Esta particular biografía de la soberana afrancesada recoge sin tacha la ambientación histórica –y personal: el patizambo Luis XVI de Jason Schwartzman–, con las licencias que la directora se concede hacia la exageración y el boato que intensifiquen las emociones en el espectador. Pero al mismo tiempo sabe camuflar referencias estilísticas o incluso cinematográficas: María Antonieta piensa en su amante soldado como un lienzo del pintor David, en la pose de un cuadro napoleónico que recoge el anacronismo y el adelanto de la fatalidad; o ese último aplauso en la ópera y no secundado por las miradas censuradoras de los cortesanos, y que remite al majestuoso fin de la marquesa de Merteuil en “Las amistades peligrosas” (Stephen Frears, 1988). Todo esto en una estructura circular que tiene su destino anunciado en la anécdota auténtica del borrón que la reina hizo en su firma de bodas.

Alguien puede creer que veo fantasmas en el aire o que la irrebatible belleza de la película me ha nublado la vista.

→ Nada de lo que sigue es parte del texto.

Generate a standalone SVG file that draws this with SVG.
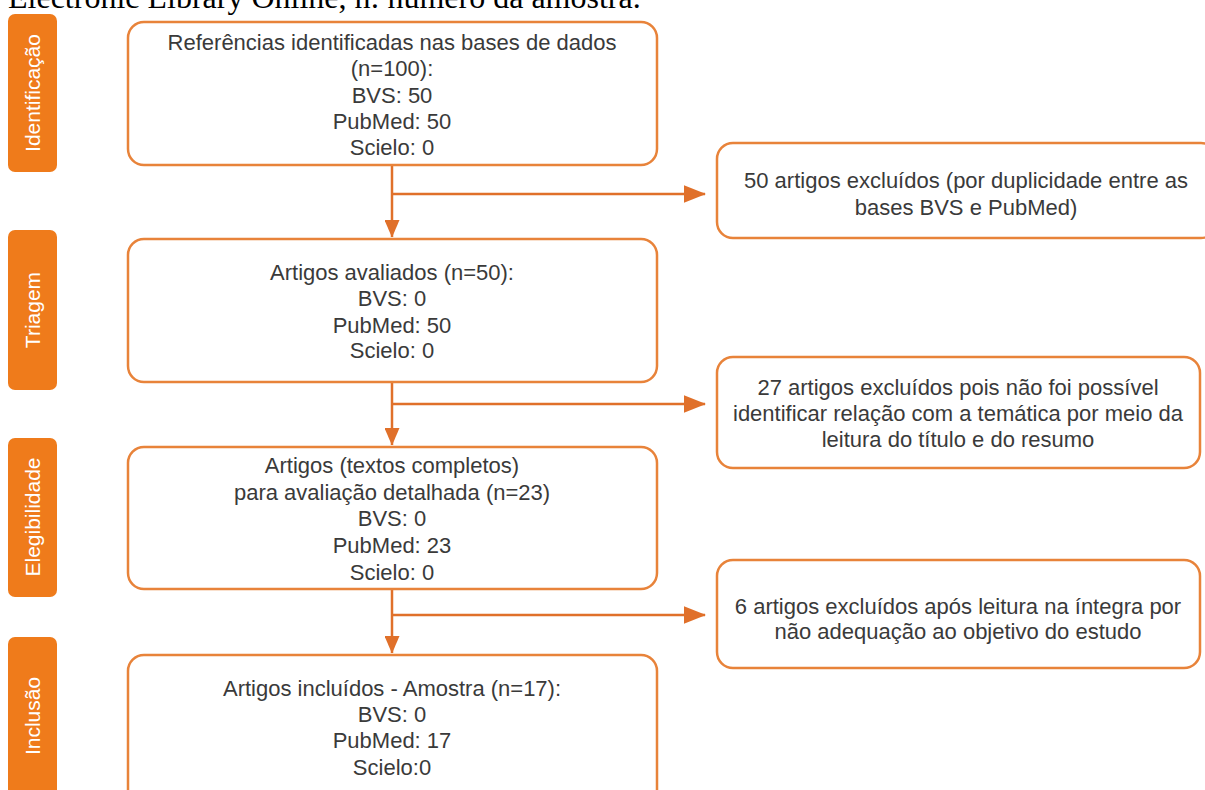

Yo también lo creería si no oliera la podredumbre que Coppola demuestra sutilmente en cada imagen y cada comportamiento, en esos exagerados personajes como madame Du Barry. Y es que, ya lo dije al comienzo, éste no es un retrato opaco, sino un espejo donde se refleja la vuelta a los excesos de clase y la separación social y comunicativa en que nos encontramos. Con un marco barroco, sí, pero ficticio mientras dentro vive lo real, lo que ha existido siempre y lo que aún existe ahora, entre tiempos tan aparentemente dispares: ahí están las zapatillas Converse que Sofia pone en el suelo de un plano para confirmarlo.